Is it ok to take the top hand off the bat after the swing?
The other day a high school player asked me, “Is it ok to take the top hand off the bat after the swing?” My answer was YES. In fact, virtually every time a player asks that kind of question, my answer will be YES. As I’ve said before, as soon as you say NO to that type of question, the player will turn on the TV and see a major leaguer consistently and successfully do the very thing you said shouldn’t be done.
When it comes to taking the top hand off the bat on the swing like this …
it really isn’t a matter of “if” a batter does it. The issue is really a matter of “when” the batter does it. The problem that hitters have when letting go of the top hand is that many let go too soon and do not properly and aggressively extend through the ball before letting go of the bat. To show what I mean, here is another photo of Miguel Cabrera.

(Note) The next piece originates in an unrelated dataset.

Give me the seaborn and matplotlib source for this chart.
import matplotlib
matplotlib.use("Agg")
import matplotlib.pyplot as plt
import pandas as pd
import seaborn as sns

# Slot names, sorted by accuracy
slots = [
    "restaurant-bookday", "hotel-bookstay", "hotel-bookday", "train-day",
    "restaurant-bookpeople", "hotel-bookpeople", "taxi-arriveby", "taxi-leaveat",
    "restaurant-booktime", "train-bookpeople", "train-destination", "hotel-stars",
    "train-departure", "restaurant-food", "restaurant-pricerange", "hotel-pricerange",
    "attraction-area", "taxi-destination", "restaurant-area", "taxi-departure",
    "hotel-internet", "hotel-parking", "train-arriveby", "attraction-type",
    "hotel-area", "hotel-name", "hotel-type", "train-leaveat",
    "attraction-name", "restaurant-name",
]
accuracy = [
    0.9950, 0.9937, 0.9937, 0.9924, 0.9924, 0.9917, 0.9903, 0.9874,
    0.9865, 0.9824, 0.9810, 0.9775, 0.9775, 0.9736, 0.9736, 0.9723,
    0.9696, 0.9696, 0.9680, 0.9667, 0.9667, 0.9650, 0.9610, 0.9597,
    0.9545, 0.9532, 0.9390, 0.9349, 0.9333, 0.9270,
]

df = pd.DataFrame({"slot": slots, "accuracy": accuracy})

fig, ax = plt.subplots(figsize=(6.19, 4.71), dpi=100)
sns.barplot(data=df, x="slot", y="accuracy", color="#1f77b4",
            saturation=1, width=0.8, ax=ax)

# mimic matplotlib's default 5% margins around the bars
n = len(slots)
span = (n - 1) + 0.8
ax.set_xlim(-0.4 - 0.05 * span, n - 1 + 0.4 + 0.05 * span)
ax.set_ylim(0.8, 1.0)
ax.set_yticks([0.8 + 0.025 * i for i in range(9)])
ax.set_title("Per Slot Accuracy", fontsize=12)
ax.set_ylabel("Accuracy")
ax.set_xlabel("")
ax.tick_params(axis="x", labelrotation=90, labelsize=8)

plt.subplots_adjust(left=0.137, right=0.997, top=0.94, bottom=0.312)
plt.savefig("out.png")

In this photo, Cabrera has aggressively extended through the ball and still has yet to let go of the bat with his right hand (top hand). Players who have trouble with letting go with their top hand usually do it before they get to this point.
Remember, after the ball and bat make contact and the ball leaves, there is nothing else a hitter can do to impact the ball. It’s already gone. That’s why I personally do not care too much about how a batter finishes his swing. Batters can hold onto the bat with two hands, they can let go with their top hand, they can finish with their hands high, and they can finish them fairly low. As long as they gets through the ball well with both hands on the bat (2nd photo), it doesn’t matter what they do after that.
Note: With players who are just beginning to play (tee-ball, coach pitch, etc.) I would not recommend a player take his top hand off the bat. Their lack of strength makes it more likely the bat will fly out of their hands if they do.